飢えと郷里への想いもあり、最早自分たちだけ抗っても意味はないと兵士達は次々と逃げ出す。或る者は漢軍に降り、また或る者は故郷へと帰って行く。さらには、項伯や鐘離昧→鍾離昧、季布といった楚軍の有力な将軍までも、陳平の離間の計で項羽から遠ざけられていたことや激昂しやすい性格などから項羽を見限り、兵達に混じって逃亡する。
この歌の出所は言うまでもなく、韓信と張良であった。 『まともにぶつかればこちらも大損害を喰らう。それならば心を攻めて、戦意を奪ってしまおう』 両者の熟慮の結果がこれであった。そして厳重に包囲し兵糧攻めにする一方、兵達に楚の歌を習わせ、「故郷へ帰ろうとする敵の者は、身分の上下を問わず、皆、逃がしてやるよう」との軍令を出していた。 包囲する漢軍は武器を捨てた楚兵を黙って通した。そして楚陣に残ったのはたったの八百騎のみとなった。
知らせを聞き、項羽は殆ど空となった自陣を見、自分でも敵陣から流れる楚の歌を耳にして、ことがすでに決したことを悟る。そして、愛妾の虞美人等とともに最後の宴を開き、自ら歌った。 「力は山を抜き、気は世を覆う。時、利有らずして、騅行かず。騅行かざるを如何せん。虞や虞や汝を如何せん」(垓下の歌)。自分は最早これまでかも知れないが、虞美人には生きて欲しいという歌である。
翌朝、項羽は残る兵を連れ出陣した。圧倒的多数相手ながら、その勇猛さは衰えず、残る兵も同様でしかも決死の覚悟がある。兵を減らしながらも、幾重にも渡る囲みを突破し、追う漢兵の大群を蹴散らし続け、項羽と二十数騎は烏江にたどり着いた。河を渡れば自らが蜂起した始まりの場所、江東である。

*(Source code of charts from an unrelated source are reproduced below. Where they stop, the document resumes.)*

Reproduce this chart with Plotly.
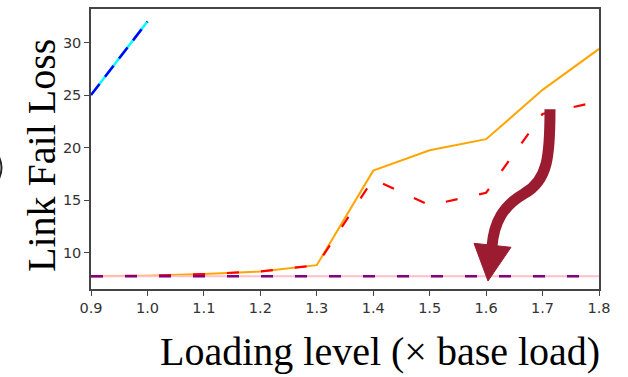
import plotly.graph_objects as go

# ---- data ----
load_levels = [0.9, 1.0, 1.1, 1.2, 1.3, 1.4, 1.5, 1.6, 1.7, 1.8]
orange_loss = [7.75, 7.8, 7.95, 8.2, 8.8, 17.8, 19.75, 20.8, 25.5, 29.4]
red_loss = [7.75, 7.8, 7.95, 8.2, 8.8, 17.0, 14.5, 15.7, 23.2, 24.4]
blue_levels = [0.9, 1.0]
blue_loss = [25.0, 32.0]
pink_loss = [7.75] * len(load_levels)
purple_loss = [7.75] * len(load_levels)
x_ticks = [0.9, 1.0, 1.1, 1.2, 1.3, 1.4, 1.5, 1.6, 1.7, 1.8]
y_ticks = [10, 15, 20, 25, 30]

W, H = 628, 377
L, R, T, B = 91, 29, 7, 88
PW, PH = W - L - R, H - T - B

def px(x, y):
    return (x - L) / PW, (H - B - y) / PH

fig = go.Figure()
fig.add_trace(go.Scatter(x=blue_levels, y=blue_loss, mode="lines",
                         line=dict(color="#00FFFF", width=2.5), showlegend=False))
fig.add_trace(go.Scatter(x=blue_levels, y=blue_loss, mode="lines",
                         line=dict(color="#0000FF", width=2.5, dash="14px,9px"), showlegend=False))
fig.add_trace(go.Scatter(x=load_levels, y=orange_loss, mode="lines",
                         line=dict(color="#FFA500", width=2), showlegend=False))
fig.add_trace(go.Scatter(x=load_levels, y=red_loss, mode="lines",
                         line=dict(color="#FF0000", width=2.2, dash="12px,22px"), showlegend=False))
fig.add_trace(go.Scatter(x=load_levels, y=pink_loss, mode="lines",
                         line=dict(color="#FFC0CB", width=2), showlegend=False))
fig.add_trace(go.Scatter(x=load_levels, y=purple_loss, mode="lines",
                         line=dict(color="#800080", width=2.5, dash="12px,22px"), showlegend=False))

axis_common = dict(showline=True, linecolor="#444", linewidth=1.5, mirror=True,
                   ticks="outside", ticklen=5, tickcolor="#444", tickwidth=1.2,
                   showgrid=False, zeroline=False,
                   tickfont=dict(family="DejaVu Sans", size=14.5, color="#333"))
fig.update_xaxes(range=[0.9, 1.8], tickvals=x_ticks,
                 ticktext=[f"{v:.1f}" for v in x_ticks], **axis_common)
fig.update_yaxes(range=[6.53, 33.2], tickvals=y_ticks, **axis_common)

def pth(points_cmds):
    out = []
    for cmd, pts in points_cmds:
        coords = []
        for (x, y) in pts:
            a, b = px(x, y)
            coords.append(f"{a:.5f},{b:.5f}")
        out.append(cmd + " " + " ".join(coords))
    return " ".join(out)

shaft = pth([("M", [(550, 108)]),
             ("C", [(550, 155), (548, 180), (524, 193)]),
             ("C", [(503, 205), (494, 222), (492, 246)])])
head = pth([("M", [(474, 243)]), ("L", [(511, 247)]), ("L", [(488, 281)])]) + " Z"

fig.add_shape(type="path", xref="paper", yref="paper", path=shaft,
              line=dict(color="#9B1C31", width=11))
fig.add_shape(type="path", xref="paper", yref="paper", path=head,
              line=dict(color="#9B1C31", width=1), fillcolor="#9B1C31")

# sliver of a neighbouring glyph at the left page edge
sliver = pth([("M", [(-2, 154)]), ("Q", [(5, 167), (-2, 180)])])
fig.add_shape(type="path", xref="paper", yref="paper", path=sliver,
              line=dict(color="#222", width=2))

ax, ay = px(42, 155)
fig.add_annotation(text="Link Fail Loss", xref="paper", yref="paper", x=ax, y=ay,
                   showarrow=False, textangle=-90, xanchor="center", yanchor="middle",
                   font=dict(family="Liberation Serif", size=40, color="black"))
bx, by = px(380, 352)
fig.add_annotation(text="Loading level (× base load)", xref="paper", yref="paper", x=bx, y=by,
                   showarrow=False, xanchor="center", yanchor="middle",
                   font=dict(family="Liberation Serif", size=40, color="black"))

fig.update_layout(width=W, height=H, margin=dict(l=L, r=R, t=T, b=B),
                  paper_bgcolor="white", plot_bgcolor="white")
fig.write_html("out.html", config={"displayModeBar": False},
               post_script="document.body.style.margin='0';document.body.style.padding='0';")
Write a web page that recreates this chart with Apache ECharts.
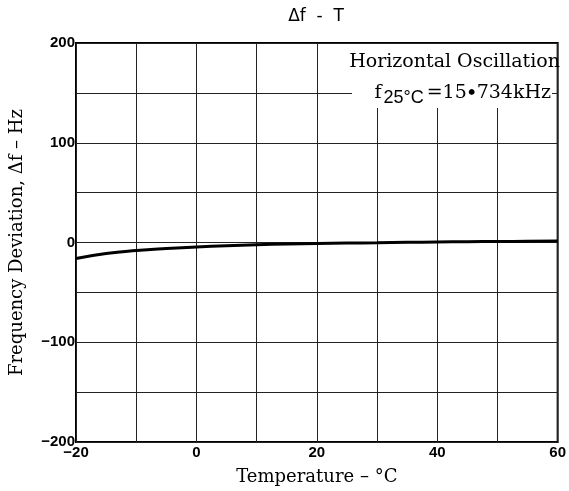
<!DOCTYPE html>
<html>
    <head>
        <meta charset="utf-8">
        <script src="https://cdn.jsdelivr.net/npm/echarts@6/dist/echarts.min.js"></script>
    </head>
    <body>
        <style>
            html, body, #main {
                width: 100%;
                height: 100%;
                margin: 0;
                background: #fff;
            }
        </style>
        <div id="main"></div>

        <script>
            // temperature (°C) and frequency deviation (Hz)
            var temps = [-20, -15, -10, -5, 0, 5, 10, 15, 20, 25, 30, 35, 40, 45, 50, 55, 60];
            var deviation = [-16, -11, -8, -6, -4.5, -3.2, -2.2, -1.5, -1, -0.6, -0.2, 0.2, 0.5, 0.8, 1, 1.2, 1.5];

            var xLabels = [-20, 0, 20, 40, 60];
            var yLabels = [-200, -100, 0, 100, 200];

            var chart = echarts.init(document.getElementById('main'));

            var serif = '"DejaVu Serif", "Liberation Serif", serif';
            var sans = '"Liberation Sans", Arial, sans-serif';

            function minus(v) {
                return String(v).replace('-', '\u2212');
            }

            chart.setOption({
                animation: false,
                title: {
                    text: '\u0394f  -  T',
                    left: 311,
                    top: 3,
                    textAlign: 'center',
                    textStyle: {
                        fontFamily: '"DejaVu Sans", sans-serif',
                        fontWeight: 'normal',
                        fontSize: 17,
                        color: '#000'
                    }
                },
                grid: {
                    left: 76,
                    right: 6,
                    top: 43,
                    bottom: 45,
                    show: true,
                    borderColor: '#000',
                    borderWidth: 2
                },
                xAxis: {
                    type: 'value',
                    min: -20,
                    max: 60,
                    interval: 10,
                    name: 'Temperature \u2013 \u00b0C',
                    nameLocation: 'middle',
                    nameGap: 26,
                    nameTextStyle: {
                        fontFamily: serif,
                        fontSize: 18,
                        color: '#000'
                    },
                    axisLine: {show: false},
                    axisTick: {show: false},
                    axisLabel: {
                        margin: 3,
                        fontFamily: sans,
                        fontWeight: 'bold',
                        fontSize: 15,
                        color: '#000',
                        formatter: function (v) {
                            return xLabels.indexOf(v) >= 0 ? minus(v) : '';
                        }
                    },
                    splitLine: {lineStyle: {color: '#222', width: 1}}
                },
                yAxis: {
                    type: 'value',
                    min: -200,
                    max: 200,
                    interval: 50,
                    name: 'Frequency Deviation, \u0394f \u2013 Hz',
                    nameLocation: 'middle',
                    nameGap: 50,
                    nameTextStyle: {
                        fontFamily: serif,
                        fontSize: 18,
                        color: '#000'
                    },
                    axisLine: {show: false},
                    axisTick: {show: false},
                    axisLabel: {
                        margin: 1,
                        fontFamily: sans,
                        fontWeight: 'bold',
                        fontSize: 15,
                        color: '#000',
                        formatter: function (v) {
                            return yLabels.indexOf(v) >= 0 ? minus(v) : '';
                        }
                    },
                    splitLine: {lineStyle: {color: '#222', width: 1}}
                },
                graphic: [{
                    type: 'rect',
                    shape: {x: 352, y: 44, width: 200, height: 64},
                    style: {fill: '#fff'},
                    z: 10
                }, {
                    type: 'text',
                    x: 560,
                    y: 62,
                    z: 11,
                    style: {
                        text: 'Horizontal Oscillation',
                        align: 'right',
                        verticalAlign: 'middle',
                        font: '19px ' + serif,
                        fill: '#000'
                    }
                }, {
                    type: 'text',
                    x: 551,
                    y: 93,
                    z: 11,
                    style: {
                        text: 'f{sub|25\u00b0C}=15{dot|\u2219}734kHz',
                        align: 'right',
                        verticalAlign: 'middle',
                        font: '19px ' + serif,
                        fill: '#000',
                        rich: {
                            sub: {
                                font: '18px ' + sans,
                                verticalAlign: 'bottom',
                                padding: [10, 3, 0, 2],
                                fill: '#000'
                            },
                            dot: {
                                font: 'bold 19px ' + serif,
                                fill: '#000'
                            }
                        }
                    }
                }],
                series: [{
                    type: 'line',
                    data: temps.map(function (t, i) {
                        return [t, deviation[i]];
                    }),
                    smooth: true,
                    symbol: 'none',
                    lineStyle: {color: '#000', width: 3}
                }]
            });

            window.onresize = chart.resize;
        </script>
    </body>
</html>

そのとき、一人の亭長(宿場役人)が項羽を見つけていう。 「楚王様、早くこの船に乗ってお逃げなさい。逃げて再起を図るのです」 しかし、項羽はこれを断る。江東を見て、同じ故郷の兵達を皆死なせたのに自分だけ生きて帰っても、と思いが変わったのである。そして言う。 「これは、俺が弱いからこうなったのではない。天が俺を滅ぼそうとしているのだ。どうあがいても致し方あるまい」 そして、数千を数える追っ手に突っ込み、数百人を切った後、自らの首を刎ねてその生涯を閉じた。
これにより、約5年続いた楚漢戦争は終結し、劉邦のもとに前後約400年続く漢王朝の基が開かれることとなったのである。
[編集] 追記
項羽の悲劇的な最期等により、後世の歴史家、文学者に何かと影響を与えた垓下の戦いであるが、近年、これをただ楚漢戦争の終結として受け止めるのではなく、春秋戦国時代の総決算としてみるべきであるとする考え方が一部の研究者の間で出ている。なおこの楚の歌の逸話から、周りすべてが敵となった状況を「四面楚歌」というようになった。
また後の世、この江東を訪れた杜牧により「項羽が落ち延びていれば……」と歌に読まれ、これが「捲土重来」の語源となっている。